What is required –
State the number of lines below in which the word "chart" appears. Nothing else belongs in the answer.

Information provided –
::::::

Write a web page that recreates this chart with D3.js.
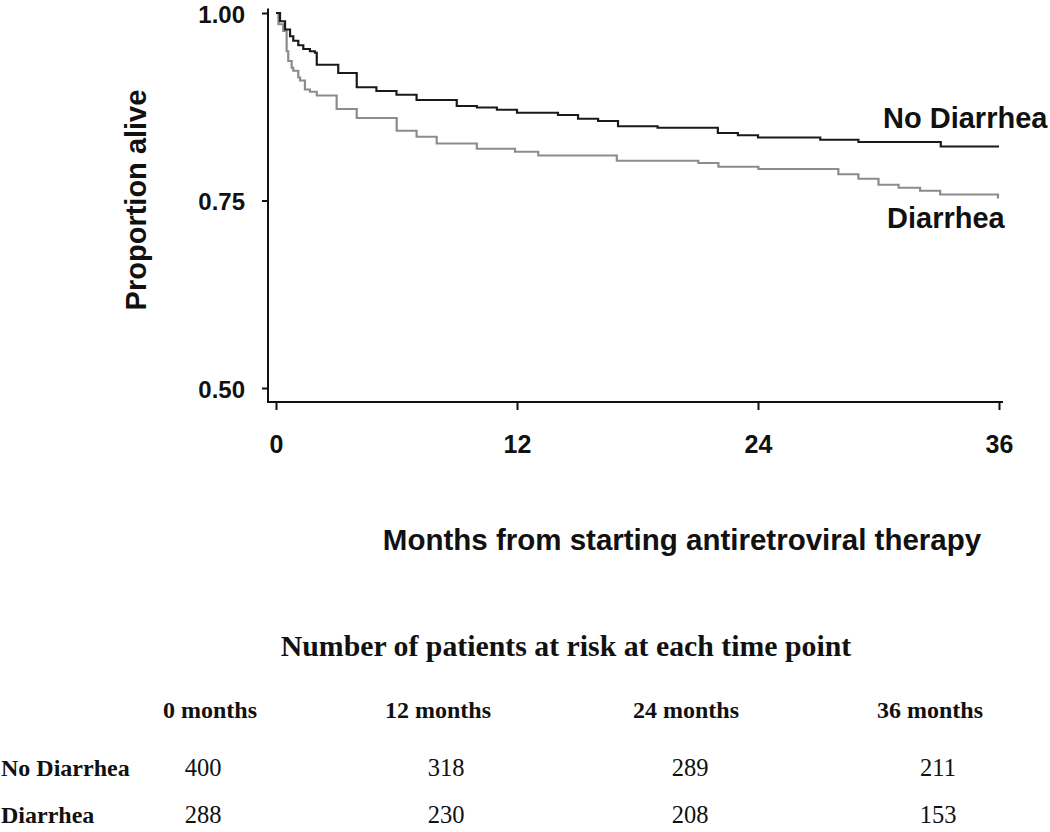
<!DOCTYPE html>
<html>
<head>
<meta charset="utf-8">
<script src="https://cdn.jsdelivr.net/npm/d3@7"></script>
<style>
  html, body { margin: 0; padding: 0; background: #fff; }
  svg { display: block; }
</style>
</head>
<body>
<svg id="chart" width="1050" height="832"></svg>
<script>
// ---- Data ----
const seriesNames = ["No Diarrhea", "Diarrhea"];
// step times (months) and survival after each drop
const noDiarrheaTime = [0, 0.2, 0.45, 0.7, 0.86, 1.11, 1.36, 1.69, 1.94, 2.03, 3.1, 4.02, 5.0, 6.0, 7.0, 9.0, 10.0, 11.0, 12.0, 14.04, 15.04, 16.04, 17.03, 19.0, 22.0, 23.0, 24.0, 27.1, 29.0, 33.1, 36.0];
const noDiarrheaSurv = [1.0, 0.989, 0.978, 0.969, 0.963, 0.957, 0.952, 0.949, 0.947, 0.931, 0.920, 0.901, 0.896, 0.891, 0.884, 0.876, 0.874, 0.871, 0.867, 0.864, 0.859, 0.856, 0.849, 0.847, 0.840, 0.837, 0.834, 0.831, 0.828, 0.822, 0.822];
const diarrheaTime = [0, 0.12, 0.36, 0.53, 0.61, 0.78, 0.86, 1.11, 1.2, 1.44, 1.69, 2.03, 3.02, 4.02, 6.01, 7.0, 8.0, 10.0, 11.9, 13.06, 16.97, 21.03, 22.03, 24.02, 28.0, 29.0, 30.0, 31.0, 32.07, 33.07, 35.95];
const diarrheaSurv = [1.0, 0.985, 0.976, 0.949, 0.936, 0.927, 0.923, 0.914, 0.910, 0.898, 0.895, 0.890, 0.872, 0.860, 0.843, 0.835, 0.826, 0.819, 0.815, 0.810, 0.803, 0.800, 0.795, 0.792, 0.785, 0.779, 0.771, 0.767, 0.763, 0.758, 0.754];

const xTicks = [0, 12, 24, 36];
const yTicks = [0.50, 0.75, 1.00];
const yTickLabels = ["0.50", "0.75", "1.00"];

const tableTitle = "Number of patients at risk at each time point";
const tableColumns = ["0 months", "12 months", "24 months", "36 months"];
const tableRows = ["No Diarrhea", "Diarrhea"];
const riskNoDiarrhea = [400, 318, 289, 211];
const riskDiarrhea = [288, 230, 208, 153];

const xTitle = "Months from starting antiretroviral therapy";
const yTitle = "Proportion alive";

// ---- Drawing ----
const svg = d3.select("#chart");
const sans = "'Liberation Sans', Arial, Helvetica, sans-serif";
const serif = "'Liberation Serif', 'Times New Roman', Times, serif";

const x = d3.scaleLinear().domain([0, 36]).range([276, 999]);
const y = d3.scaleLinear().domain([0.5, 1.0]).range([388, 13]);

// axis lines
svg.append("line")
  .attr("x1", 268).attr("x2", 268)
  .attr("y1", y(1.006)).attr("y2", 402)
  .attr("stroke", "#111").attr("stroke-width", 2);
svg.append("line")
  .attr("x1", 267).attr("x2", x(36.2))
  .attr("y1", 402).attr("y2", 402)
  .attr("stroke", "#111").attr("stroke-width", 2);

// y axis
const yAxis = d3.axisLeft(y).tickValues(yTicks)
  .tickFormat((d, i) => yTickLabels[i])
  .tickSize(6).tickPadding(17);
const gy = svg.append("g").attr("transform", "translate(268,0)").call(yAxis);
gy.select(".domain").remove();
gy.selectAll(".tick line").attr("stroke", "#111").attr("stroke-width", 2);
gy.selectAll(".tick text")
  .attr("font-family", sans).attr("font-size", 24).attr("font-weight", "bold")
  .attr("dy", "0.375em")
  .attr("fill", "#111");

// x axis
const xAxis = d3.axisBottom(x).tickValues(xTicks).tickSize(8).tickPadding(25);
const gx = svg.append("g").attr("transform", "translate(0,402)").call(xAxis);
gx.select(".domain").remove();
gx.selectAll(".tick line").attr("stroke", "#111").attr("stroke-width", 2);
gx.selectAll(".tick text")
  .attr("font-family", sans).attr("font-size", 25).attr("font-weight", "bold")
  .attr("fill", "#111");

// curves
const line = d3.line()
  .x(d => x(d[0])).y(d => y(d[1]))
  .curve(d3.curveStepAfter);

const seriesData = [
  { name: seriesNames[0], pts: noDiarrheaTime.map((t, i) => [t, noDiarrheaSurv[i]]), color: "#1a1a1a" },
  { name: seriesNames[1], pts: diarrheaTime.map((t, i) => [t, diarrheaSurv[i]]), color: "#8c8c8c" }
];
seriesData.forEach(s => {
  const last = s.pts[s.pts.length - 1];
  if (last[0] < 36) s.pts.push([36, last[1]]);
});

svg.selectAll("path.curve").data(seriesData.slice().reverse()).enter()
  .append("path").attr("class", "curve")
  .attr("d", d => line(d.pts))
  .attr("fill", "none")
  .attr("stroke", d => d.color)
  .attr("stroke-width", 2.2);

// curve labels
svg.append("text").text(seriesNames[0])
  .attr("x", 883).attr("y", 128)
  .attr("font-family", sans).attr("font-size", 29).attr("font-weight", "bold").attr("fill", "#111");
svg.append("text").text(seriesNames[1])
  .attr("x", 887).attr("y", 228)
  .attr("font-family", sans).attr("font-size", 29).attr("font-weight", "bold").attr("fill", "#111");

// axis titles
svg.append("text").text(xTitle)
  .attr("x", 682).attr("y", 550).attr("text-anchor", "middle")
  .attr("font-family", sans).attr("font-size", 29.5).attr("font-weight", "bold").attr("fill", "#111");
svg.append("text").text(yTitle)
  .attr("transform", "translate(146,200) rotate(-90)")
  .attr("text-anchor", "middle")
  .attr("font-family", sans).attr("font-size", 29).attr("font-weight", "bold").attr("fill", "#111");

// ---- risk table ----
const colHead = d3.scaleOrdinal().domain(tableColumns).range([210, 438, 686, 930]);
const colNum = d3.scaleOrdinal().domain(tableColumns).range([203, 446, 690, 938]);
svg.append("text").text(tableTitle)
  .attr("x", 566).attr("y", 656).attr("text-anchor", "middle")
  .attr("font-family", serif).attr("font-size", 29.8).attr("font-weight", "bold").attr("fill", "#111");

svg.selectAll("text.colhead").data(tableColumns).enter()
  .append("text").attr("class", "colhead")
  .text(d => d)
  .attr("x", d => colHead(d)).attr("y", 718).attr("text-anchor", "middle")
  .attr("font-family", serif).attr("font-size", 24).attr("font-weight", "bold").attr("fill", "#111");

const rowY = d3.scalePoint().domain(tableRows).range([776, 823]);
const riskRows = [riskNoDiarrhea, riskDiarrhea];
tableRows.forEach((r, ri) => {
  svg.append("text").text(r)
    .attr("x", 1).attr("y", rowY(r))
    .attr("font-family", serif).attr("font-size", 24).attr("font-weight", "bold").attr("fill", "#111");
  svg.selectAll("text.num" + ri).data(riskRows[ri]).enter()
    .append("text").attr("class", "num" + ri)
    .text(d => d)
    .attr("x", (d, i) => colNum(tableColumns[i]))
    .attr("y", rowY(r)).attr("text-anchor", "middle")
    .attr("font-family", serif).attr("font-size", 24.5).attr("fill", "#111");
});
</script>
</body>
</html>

::::::

Written answer –
3